■ **Set problem**
All lines below must be repeated exactly, with the pictures omitted.
═══ Source data ═══
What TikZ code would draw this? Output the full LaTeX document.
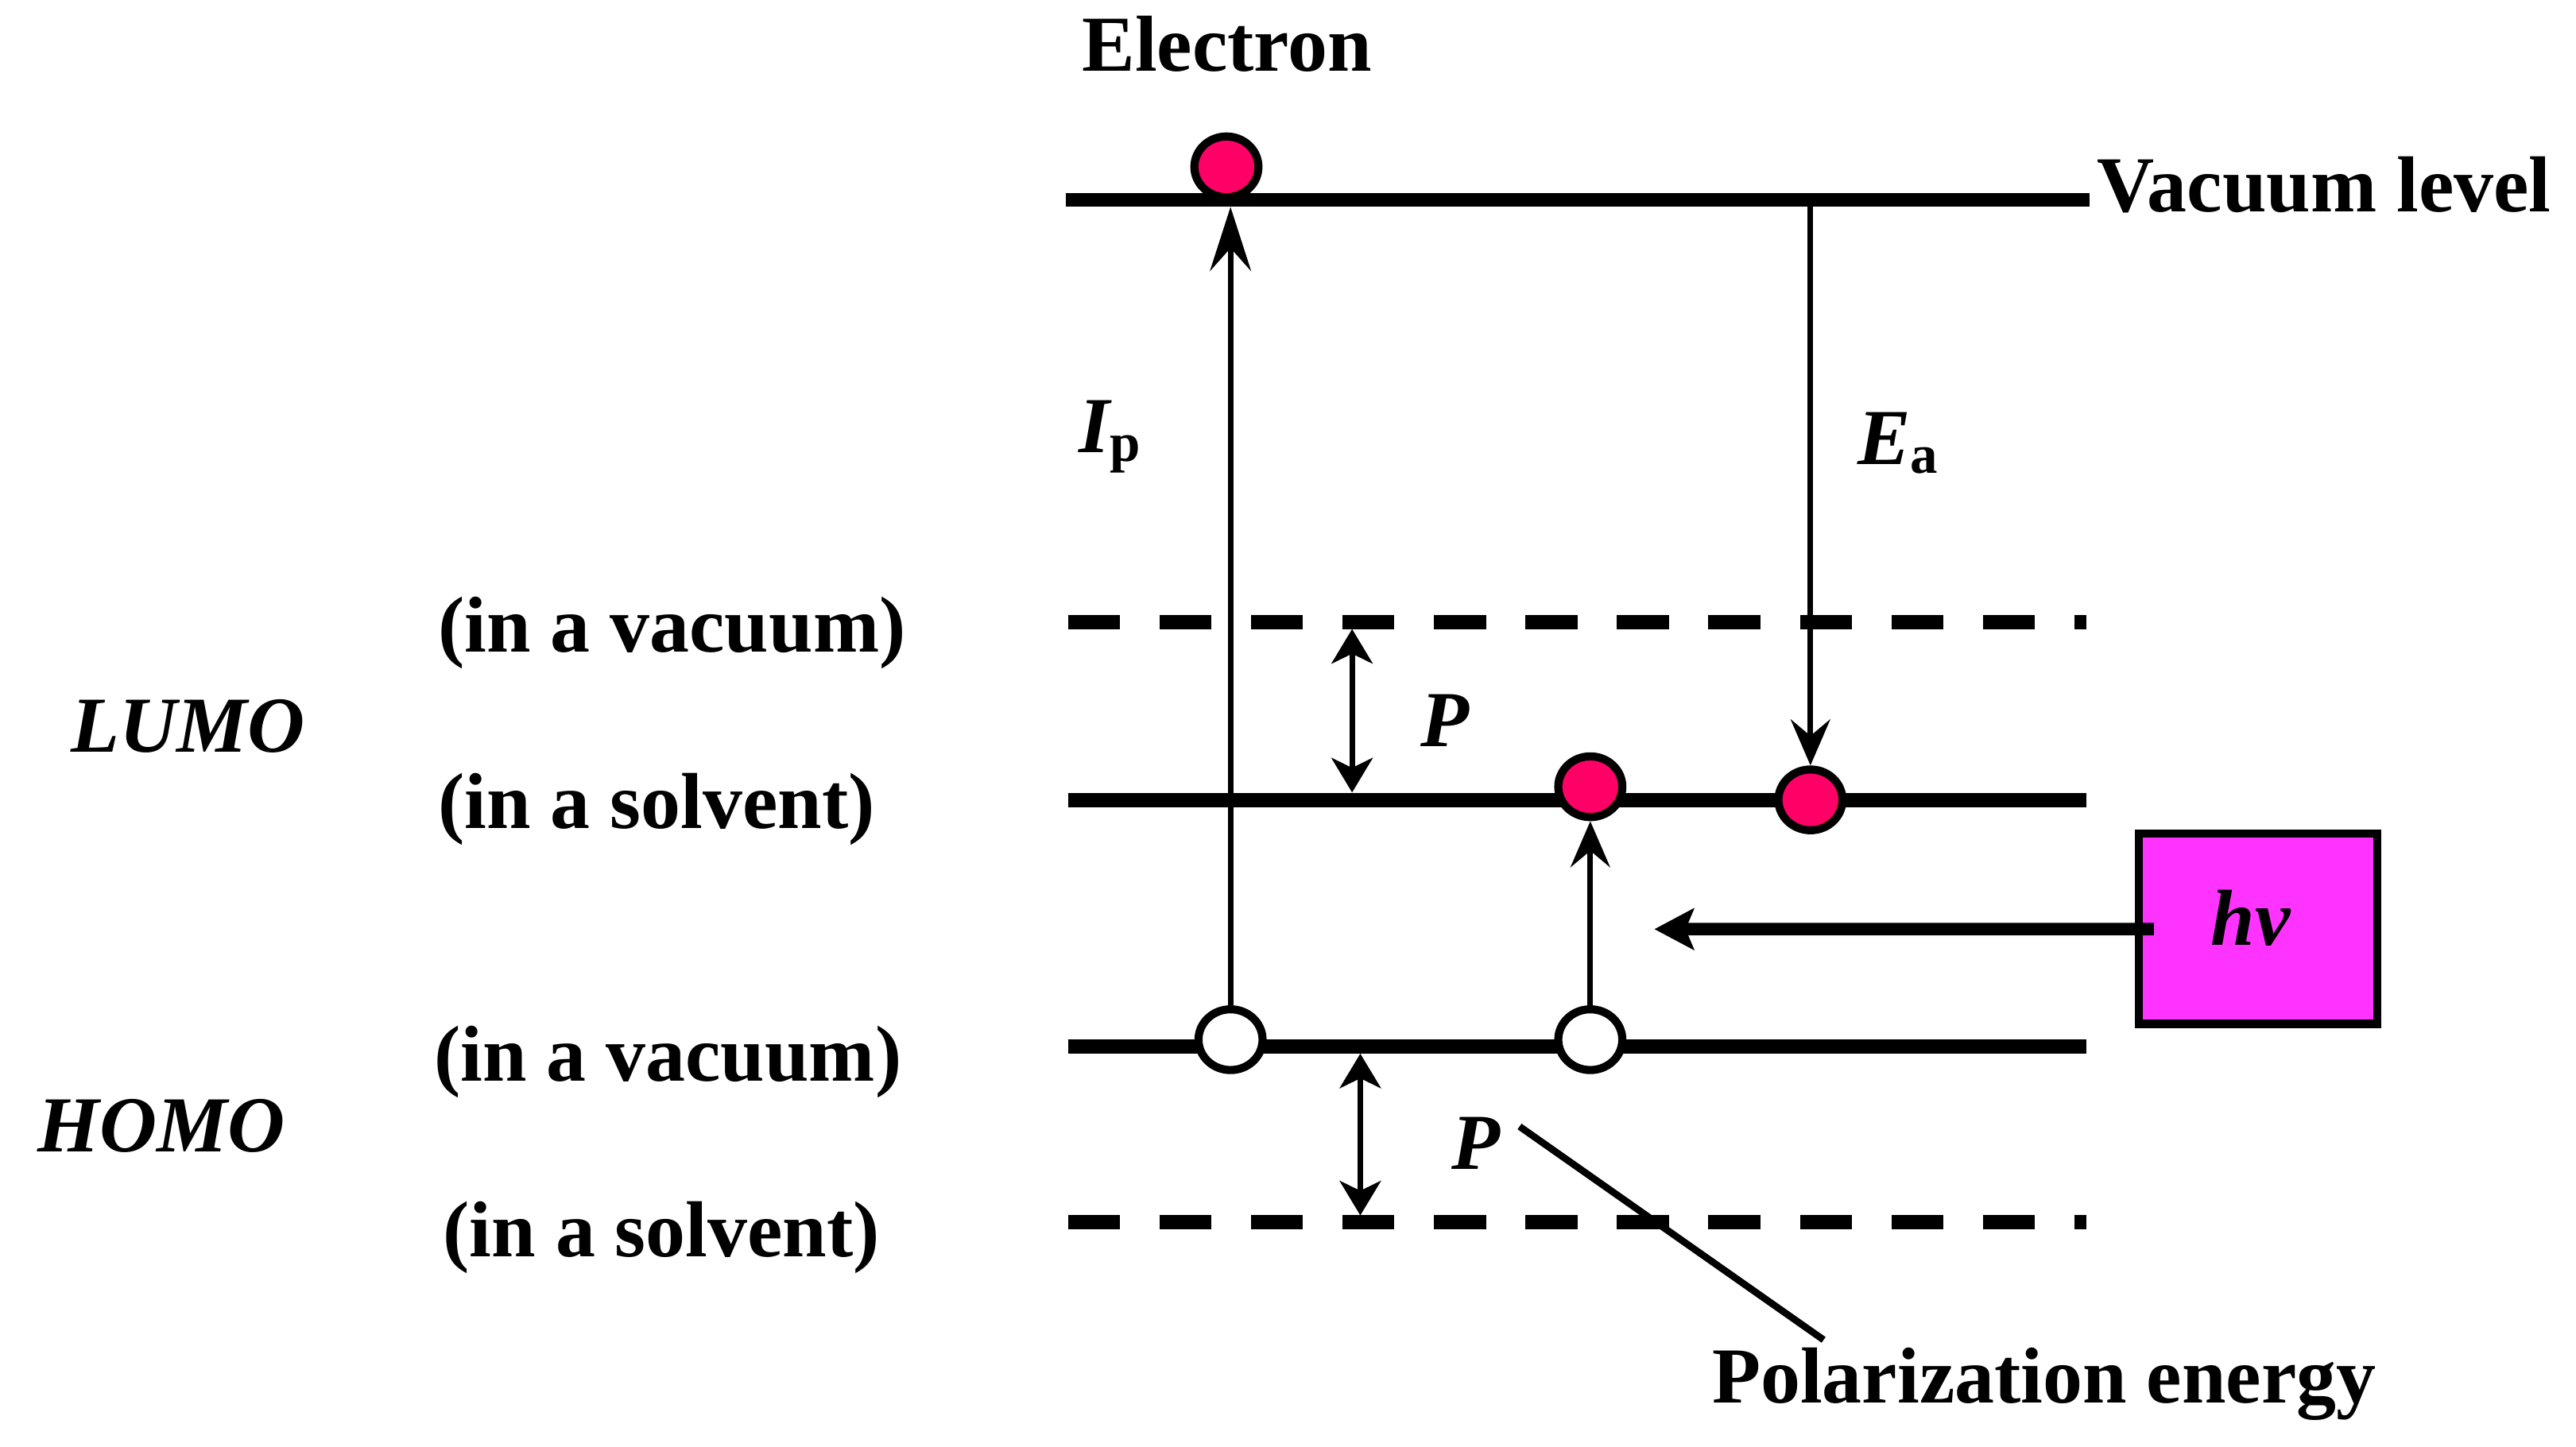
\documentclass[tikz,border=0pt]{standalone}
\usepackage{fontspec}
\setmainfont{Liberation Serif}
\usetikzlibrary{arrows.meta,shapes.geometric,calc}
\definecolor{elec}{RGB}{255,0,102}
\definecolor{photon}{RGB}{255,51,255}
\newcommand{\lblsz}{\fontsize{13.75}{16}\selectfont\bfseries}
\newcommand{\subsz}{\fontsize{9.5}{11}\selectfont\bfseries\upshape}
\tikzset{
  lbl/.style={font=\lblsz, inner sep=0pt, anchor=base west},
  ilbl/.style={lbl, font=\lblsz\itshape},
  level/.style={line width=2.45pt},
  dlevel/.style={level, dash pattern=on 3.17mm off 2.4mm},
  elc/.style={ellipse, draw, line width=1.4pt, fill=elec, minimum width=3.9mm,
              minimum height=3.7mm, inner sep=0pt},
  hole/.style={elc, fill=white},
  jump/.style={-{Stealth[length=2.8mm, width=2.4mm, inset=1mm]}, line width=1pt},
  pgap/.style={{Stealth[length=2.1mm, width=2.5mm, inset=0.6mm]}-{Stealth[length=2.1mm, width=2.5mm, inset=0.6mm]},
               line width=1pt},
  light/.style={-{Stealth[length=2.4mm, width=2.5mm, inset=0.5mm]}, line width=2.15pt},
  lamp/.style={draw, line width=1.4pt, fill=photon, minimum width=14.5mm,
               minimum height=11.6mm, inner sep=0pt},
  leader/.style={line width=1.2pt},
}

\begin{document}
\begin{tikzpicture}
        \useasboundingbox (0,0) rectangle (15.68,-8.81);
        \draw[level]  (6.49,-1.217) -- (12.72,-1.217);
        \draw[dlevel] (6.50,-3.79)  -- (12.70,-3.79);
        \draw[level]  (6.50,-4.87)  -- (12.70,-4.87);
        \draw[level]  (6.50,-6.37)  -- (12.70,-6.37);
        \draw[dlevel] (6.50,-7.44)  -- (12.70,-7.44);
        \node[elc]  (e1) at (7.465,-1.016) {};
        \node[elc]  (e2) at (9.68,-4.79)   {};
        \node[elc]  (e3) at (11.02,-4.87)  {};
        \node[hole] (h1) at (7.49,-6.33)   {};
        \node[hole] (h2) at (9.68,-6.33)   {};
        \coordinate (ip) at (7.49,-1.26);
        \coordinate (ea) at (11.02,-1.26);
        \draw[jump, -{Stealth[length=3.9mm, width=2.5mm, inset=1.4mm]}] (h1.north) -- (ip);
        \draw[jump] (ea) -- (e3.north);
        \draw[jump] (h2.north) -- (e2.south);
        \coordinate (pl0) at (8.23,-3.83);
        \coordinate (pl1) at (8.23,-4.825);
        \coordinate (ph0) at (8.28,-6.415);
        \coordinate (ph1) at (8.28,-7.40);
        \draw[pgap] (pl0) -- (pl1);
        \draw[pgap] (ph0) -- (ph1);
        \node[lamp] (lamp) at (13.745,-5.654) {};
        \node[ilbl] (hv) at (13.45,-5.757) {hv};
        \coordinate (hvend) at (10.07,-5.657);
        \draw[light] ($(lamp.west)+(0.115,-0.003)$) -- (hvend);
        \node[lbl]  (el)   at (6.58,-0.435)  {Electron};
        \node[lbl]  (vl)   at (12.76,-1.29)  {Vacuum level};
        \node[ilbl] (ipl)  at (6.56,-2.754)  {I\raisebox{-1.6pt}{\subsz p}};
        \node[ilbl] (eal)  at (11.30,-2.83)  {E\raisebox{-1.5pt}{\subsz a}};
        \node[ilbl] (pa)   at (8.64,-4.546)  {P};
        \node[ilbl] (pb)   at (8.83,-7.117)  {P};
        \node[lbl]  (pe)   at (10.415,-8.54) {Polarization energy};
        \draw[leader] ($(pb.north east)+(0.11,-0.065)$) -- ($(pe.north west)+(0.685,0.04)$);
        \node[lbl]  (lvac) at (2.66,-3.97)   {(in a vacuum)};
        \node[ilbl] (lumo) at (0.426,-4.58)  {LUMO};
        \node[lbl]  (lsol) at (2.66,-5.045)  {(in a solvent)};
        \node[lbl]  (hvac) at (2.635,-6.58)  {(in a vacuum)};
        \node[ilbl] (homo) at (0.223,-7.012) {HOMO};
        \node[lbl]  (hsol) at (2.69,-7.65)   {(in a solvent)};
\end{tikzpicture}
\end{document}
═══
■ **Response to this exercise**
What TikZ code would draw this? Output the full LaTeX document.
\documentclass[tikz,border=0pt]{standalone}
\usepackage{fontspec}
\setmainfont{Liberation Serif}
\usetikzlibrary{arrows.meta,shapes.geometric,calc}
\definecolor{elec}{RGB}{255,0,102}
\definecolor{photon}{RGB}{255,51,255}
\newcommand{\lblsz}{\fontsize{13.75}{16}\selectfont\bfseries}
\newcommand{\subsz}{\fontsize{9.5}{11}\selectfont\bfseries\upshape}
\tikzset{
  lbl/.style={font=\lblsz, inner sep=0pt, anchor=base west},
  ilbl/.style={lbl, font=\lblsz\itshape},
  level/.style={line width=2.45pt},
  dlevel/.style={level, dash pattern=on 3.17mm off 2.4mm},
  elc/.style={ellipse, draw, line width=1.4pt, fill=elec, minimum width=3.9mm,
              minimum height=3.7mm, inner sep=0pt},
  hole/.style={elc, fill=white},
  jump/.style={-{Stealth[length=2.8mm, width=2.4mm, inset=1mm]}, line width=1pt},
  pgap/.style={{Stealth[length=2.1mm, width=2.5mm, inset=0.6mm]}-{Stealth[length=2.1mm, width=2.5mm, inset=0.6mm]},
               line width=1pt},
  light/.style={-{Stealth[length=2.4mm, width=2.5mm, inset=0.5mm]}, line width=2.15pt},
  lamp/.style={draw, line width=1.4pt, fill=photon, minimum width=14.5mm,
               minimum height=11.6mm, inner sep=0pt},
  leader/.style={line width=1.2pt},
}

\begin{document}
\begin{tikzpicture}
        \useasboundingbox (0,0) rectangle (15.68,-8.81);
        \draw[level]  (6.49,-1.217) -- (12.72,-1.217);
        \draw[dlevel] (6.50,-3.79)  -- (12.70,-3.79);
        \draw[level]  (6.50,-4.87)  -- (12.70,-4.87);
        \draw[level]  (6.50,-6.37)  -- (12.70,-6.37);
        \draw[dlevel] (6.50,-7.44)  -- (12.70,-7.44);
        \node[elc]  (e1) at (7.465,-1.016) {};
        \node[elc]  (e2) at (9.68,-4.79)   {};
        \node[elc]  (e3) at (11.02,-4.87)  {};
        \node[hole] (h1) at (7.49,-6.33)   {};
        \node[hole] (h2) at (9.68,-6.33)   {};
        \coordinate (ip) at (7.49,-1.26);
        \coordinate (ea) at (11.02,-1.26);
        \draw[jump, -{Stealth[length=3.9mm, width=2.5mm, inset=1.4mm]}] (h1.north) -- (ip);
        \draw[jump] (ea) -- (e3.north);
        \draw[jump] (h2.north) -- (e2.south);
        \coordinate (pl0) at (8.23,-3.83);
        \coordinate (pl1) at (8.23,-4.825);
        \coordinate (ph0) at (8.28,-6.415);
        \coordinate (ph1) at (8.28,-7.40);
        \draw[pgap] (pl0) -- (pl1);
        \draw[pgap] (ph0) -- (ph1);
        \node[lamp] (lamp) at (13.745,-5.654) {};
        \node[ilbl] (hv) at (13.45,-5.757) {hv};
        \coordinate (hvend) at (10.07,-5.657);
        \draw[light] ($(lamp.west)+(0.115,-0.003)$) -- (hvend);
        \node[lbl]  (el)   at (6.58,-0.435)  {Electron};
        \node[lbl]  (vl)   at (12.76,-1.29)  {Vacuum level};
        \node[ilbl] (ipl)  at (6.56,-2.754)  {I\raisebox{-1.6pt}{\subsz p}};
        \node[ilbl] (eal)  at (11.30,-2.83)  {E\raisebox{-1.5pt}{\subsz a}};
        \node[ilbl] (pa)   at (8.64,-4.546)  {P};
        \node[ilbl] (pb)   at (8.83,-7.117)  {P};
        \node[lbl]  (pe)   at (10.415,-8.54) {Polarization energy};
        \draw[leader] ($(pb.north east)+(0.11,-0.065)$) -- ($(pe.north west)+(0.685,0.04)$);
        \node[lbl]  (lvac) at (2.66,-3.97)   {(in a vacuum)};
        \node[ilbl] (lumo) at (0.426,-4.58)  {LUMO};
        \node[lbl]  (lsol) at (2.66,-5.045)  {(in a solvent)};
        \node[lbl]  (hvac) at (2.635,-6.58)  {(in a vacuum)};
        \node[ilbl] (homo) at (0.223,-7.012) {HOMO};
        \node[lbl]  (hsol) at (2.69,-7.65)   {(in a solvent)};
\end{tikzpicture}
\end{document}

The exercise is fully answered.